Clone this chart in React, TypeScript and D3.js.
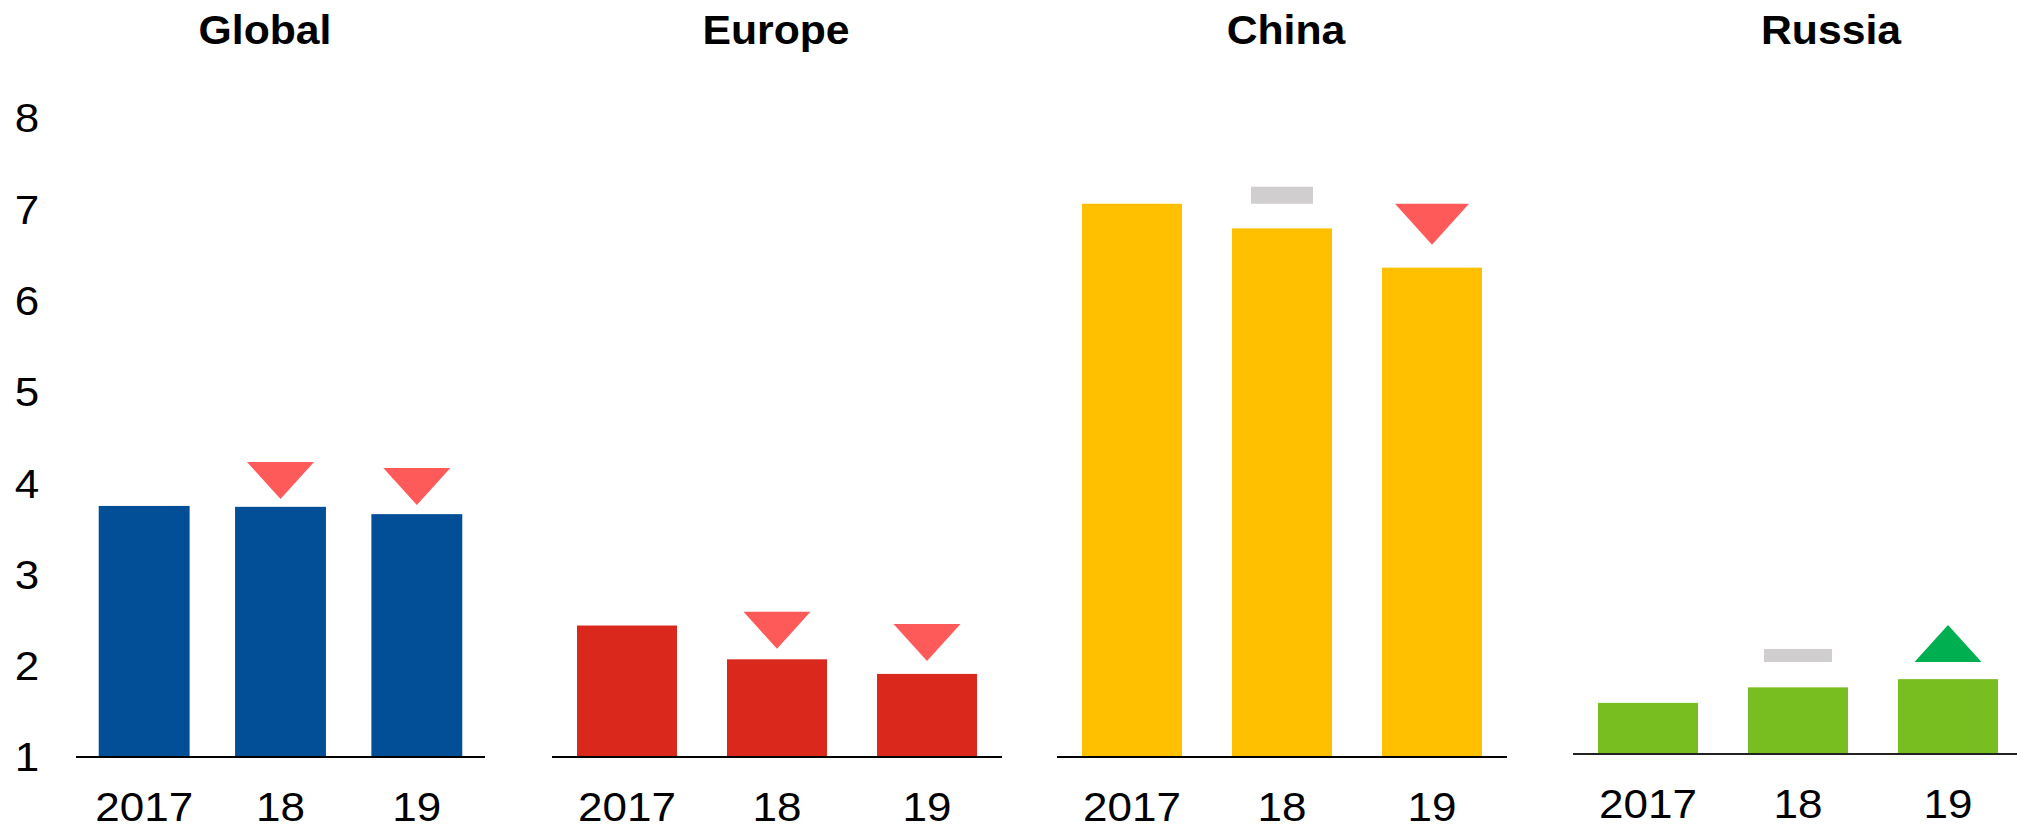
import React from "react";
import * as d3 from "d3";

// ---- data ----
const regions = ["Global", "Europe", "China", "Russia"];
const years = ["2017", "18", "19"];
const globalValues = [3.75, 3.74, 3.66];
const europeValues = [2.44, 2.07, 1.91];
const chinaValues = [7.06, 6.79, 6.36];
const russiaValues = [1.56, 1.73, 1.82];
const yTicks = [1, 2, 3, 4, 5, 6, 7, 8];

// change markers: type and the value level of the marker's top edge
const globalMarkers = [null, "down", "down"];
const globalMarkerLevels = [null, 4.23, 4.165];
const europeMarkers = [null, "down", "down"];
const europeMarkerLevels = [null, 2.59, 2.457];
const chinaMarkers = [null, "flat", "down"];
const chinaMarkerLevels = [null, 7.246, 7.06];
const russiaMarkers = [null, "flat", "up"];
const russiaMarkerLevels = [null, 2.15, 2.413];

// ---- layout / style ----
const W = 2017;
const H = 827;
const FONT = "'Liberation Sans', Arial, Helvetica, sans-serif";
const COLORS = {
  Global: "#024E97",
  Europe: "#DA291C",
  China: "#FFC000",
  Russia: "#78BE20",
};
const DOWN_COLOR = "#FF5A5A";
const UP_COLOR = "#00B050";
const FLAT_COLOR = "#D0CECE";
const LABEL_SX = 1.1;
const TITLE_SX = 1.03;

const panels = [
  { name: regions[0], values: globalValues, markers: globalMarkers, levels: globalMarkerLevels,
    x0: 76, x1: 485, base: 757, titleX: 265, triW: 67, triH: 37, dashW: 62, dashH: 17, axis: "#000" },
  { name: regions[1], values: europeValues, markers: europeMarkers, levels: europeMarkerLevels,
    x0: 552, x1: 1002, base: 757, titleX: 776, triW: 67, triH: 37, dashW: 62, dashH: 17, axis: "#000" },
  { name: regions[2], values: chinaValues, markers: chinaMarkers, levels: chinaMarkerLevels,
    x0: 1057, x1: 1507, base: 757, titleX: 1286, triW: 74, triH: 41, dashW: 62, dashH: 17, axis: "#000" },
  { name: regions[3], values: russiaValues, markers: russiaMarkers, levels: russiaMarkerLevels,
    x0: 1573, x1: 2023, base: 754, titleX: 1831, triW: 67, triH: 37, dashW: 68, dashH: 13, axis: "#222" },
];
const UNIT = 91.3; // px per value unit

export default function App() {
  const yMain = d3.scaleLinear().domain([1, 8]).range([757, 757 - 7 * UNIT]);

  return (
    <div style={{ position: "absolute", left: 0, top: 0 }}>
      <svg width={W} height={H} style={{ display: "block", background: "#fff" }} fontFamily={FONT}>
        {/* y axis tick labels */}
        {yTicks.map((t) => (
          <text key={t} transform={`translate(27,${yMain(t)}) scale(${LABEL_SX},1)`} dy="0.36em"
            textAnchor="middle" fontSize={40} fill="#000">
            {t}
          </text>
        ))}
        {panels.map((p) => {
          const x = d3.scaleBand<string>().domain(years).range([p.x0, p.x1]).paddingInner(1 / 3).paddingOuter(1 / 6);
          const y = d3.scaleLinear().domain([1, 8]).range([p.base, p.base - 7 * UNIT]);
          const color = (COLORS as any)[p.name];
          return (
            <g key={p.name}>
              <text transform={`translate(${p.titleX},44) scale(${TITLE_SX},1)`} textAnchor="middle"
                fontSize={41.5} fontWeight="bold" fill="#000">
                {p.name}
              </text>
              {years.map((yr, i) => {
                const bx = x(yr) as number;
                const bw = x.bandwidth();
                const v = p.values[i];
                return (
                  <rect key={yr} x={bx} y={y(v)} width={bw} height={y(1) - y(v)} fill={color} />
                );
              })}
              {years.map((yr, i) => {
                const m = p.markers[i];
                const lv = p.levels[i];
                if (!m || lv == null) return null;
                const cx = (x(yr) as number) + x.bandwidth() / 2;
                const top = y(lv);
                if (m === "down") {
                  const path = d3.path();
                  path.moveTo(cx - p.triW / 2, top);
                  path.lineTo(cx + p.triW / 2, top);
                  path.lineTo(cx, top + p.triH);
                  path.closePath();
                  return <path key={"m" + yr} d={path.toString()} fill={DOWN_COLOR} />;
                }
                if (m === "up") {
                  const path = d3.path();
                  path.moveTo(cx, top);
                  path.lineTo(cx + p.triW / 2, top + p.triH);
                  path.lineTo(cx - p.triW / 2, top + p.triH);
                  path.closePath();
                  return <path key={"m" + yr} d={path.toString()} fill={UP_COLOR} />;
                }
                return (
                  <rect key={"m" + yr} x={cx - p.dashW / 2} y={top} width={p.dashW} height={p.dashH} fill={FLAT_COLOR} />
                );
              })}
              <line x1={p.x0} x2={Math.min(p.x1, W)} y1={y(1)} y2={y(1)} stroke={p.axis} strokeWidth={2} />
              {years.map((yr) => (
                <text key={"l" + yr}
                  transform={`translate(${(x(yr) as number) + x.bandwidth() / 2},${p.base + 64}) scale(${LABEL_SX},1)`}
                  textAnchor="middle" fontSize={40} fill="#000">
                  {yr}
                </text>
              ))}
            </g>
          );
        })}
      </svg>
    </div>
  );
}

_EXERCISE TASK_
Without the pictures, write out the whole listing above exactly as it appears.

_RESULT OF THE EXERCISE_
Clone this chart in React, TypeScript and D3.js.
import React from "react";
import * as d3 from "d3";

// ---- data ----
const regions = ["Global", "Europe", "China", "Russia"];
const years = ["2017", "18", "19"];
const globalValues = [3.75, 3.74, 3.66];
const europeValues = [2.44, 2.07, 1.91];
const chinaValues = [7.06, 6.79, 6.36];
const russiaValues = [1.56, 1.73, 1.82];
const yTicks = [1, 2, 3, 4, 5, 6, 7, 8];

// change markers: type and the value level of the marker's top edge
const globalMarkers = [null, "down", "down"];
const globalMarkerLevels = [null, 4.23, 4.165];
const europeMarkers = [null, "down", "down"];
const europeMarkerLevels = [null, 2.59, 2.457];
const chinaMarkers = [null, "flat", "down"];
const chinaMarkerLevels = [null, 7.246, 7.06];
const russiaMarkers = [null, "flat", "up"];
const russiaMarkerLevels = [null, 2.15, 2.413];

// ---- layout / style ----
const W = 2017;
const H = 827;
const FONT = "'Liberation Sans', Arial, Helvetica, sans-serif";
const COLORS = {
  Global: "#024E97",
  Europe: "#DA291C",
  China: "#FFC000",
  Russia: "#78BE20",
};
const DOWN_COLOR = "#FF5A5A";
const UP_COLOR = "#00B050";
const FLAT_COLOR = "#D0CECE";
const LABEL_SX = 1.1;
const TITLE_SX = 1.03;

const panels = [
  { name: regions[0], values: globalValues, markers: globalMarkers, levels: globalMarkerLevels,
    x0: 76, x1: 485, base: 757, titleX: 265, triW: 67, triH: 37, dashW: 62, dashH: 17, axis: "#000" },
  { name: regions[1], values: europeValues, markers: europeMarkers, levels: europeMarkerLevels,
    x0: 552, x1: 1002, base: 757, titleX: 776, triW: 67, triH: 37, dashW: 62, dashH: 17, axis: "#000" },
  { name: regions[2], values: chinaValues, markers: chinaMarkers, levels: chinaMarkerLevels,
    x0: 1057, x1: 1507, base: 757, titleX: 1286, triW: 74, triH: 41, dashW: 62, dashH: 17, axis: "#000" },
  { name: regions[3], values: russiaValues, markers: russiaMarkers, levels: russiaMarkerLevels,
    x0: 1573, x1: 2023, base: 754, titleX: 1831, triW: 67, triH: 37, dashW: 68, dashH: 13, axis: "#222" },
];
const UNIT = 91.3; // px per value unit

export default function App() {
  const yMain = d3.scaleLinear().domain([1, 8]).range([757, 757 - 7 * UNIT]);

  return (
    <div style={{ position: "absolute", left: 0, top: 0 }}>
      <svg width={W} height={H} style={{ display: "block", background: "#fff" }} fontFamily={FONT}>
        {/* y axis tick labels */}
        {yTicks.map((t) => (
          <text key={t} transform={`translate(27,${yMain(t)}) scale(${LABEL_SX},1)`} dy="0.36em"
            textAnchor="middle" fontSize={40} fill="#000">
            {t}
          </text>
        ))}
        {panels.map((p) => {
          const x = d3.scaleBand<string>().domain(years).range([p.x0, p.x1]).paddingInner(1 / 3).paddingOuter(1 / 6);
          const y = d3.scaleLinear().domain([1, 8]).range([p.base, p.base - 7 * UNIT]);
          const color = (COLORS as any)[p.name];
          return (
            <g key={p.name}>
              <text transform={`translate(${p.titleX},44) scale(${TITLE_SX},1)`} textAnchor="middle"
                fontSize={41.5} fontWeight="bold" fill="#000">
                {p.name}
              </text>
              {years.map((yr, i) => {
                const bx = x(yr) as number;
                const bw = x.bandwidth();
                const v = p.values[i];
                return (
                  <rect key={yr} x={bx} y={y(v)} width={bw} height={y(1) - y(v)} fill={color} />
                );
              })}
              {years.map((yr, i) => {
                const m = p.markers[i];
                const lv = p.levels[i];
                if (!m || lv == null) return null;
                const cx = (x(yr) as number) + x.bandwidth() / 2;
                const top = y(lv);
                if (m === "down") {
                  const path = d3.path();
                  path.moveTo(cx - p.triW / 2, top);
                  path.lineTo(cx + p.triW / 2, top);
                  path.lineTo(cx, top + p.triH);
                  path.closePath();
                  return <path key={"m" + yr} d={path.toString()} fill={DOWN_COLOR} />;
                }
                if (m === "up") {
                  const path = d3.path();
                  path.moveTo(cx, top);
                  path.lineTo(cx + p.triW / 2, top + p.triH);
                  path.lineTo(cx - p.triW / 2, top + p.triH);
                  path.closePath();
                  return <path key={"m" + yr} d={path.toString()} fill={UP_COLOR} />;
                }
                return (
                  <rect key={"m" + yr} x={cx - p.dashW / 2} y={top} width={p.dashW} height={p.dashH} fill={FLAT_COLOR} />
                );
              })}
              <line x1={p.x0} x2={Math.min(p.x1, W)} y1={y(1)} y2={y(1)} stroke={p.axis} strokeWidth={2} />
              {years.map((yr) => (
                <text key={"l" + yr}
                  transform={`translate(${(x(yr) as number) + x.bandwidth() / 2},${p.base + 64}) scale(${LABEL_SX},1)`}
                  textAnchor="middle" fontSize={40} fill="#000">
                  {yr}
                </text>
              ))}
            </g>
          );
        })}
      </svg>
    </div>
  );
}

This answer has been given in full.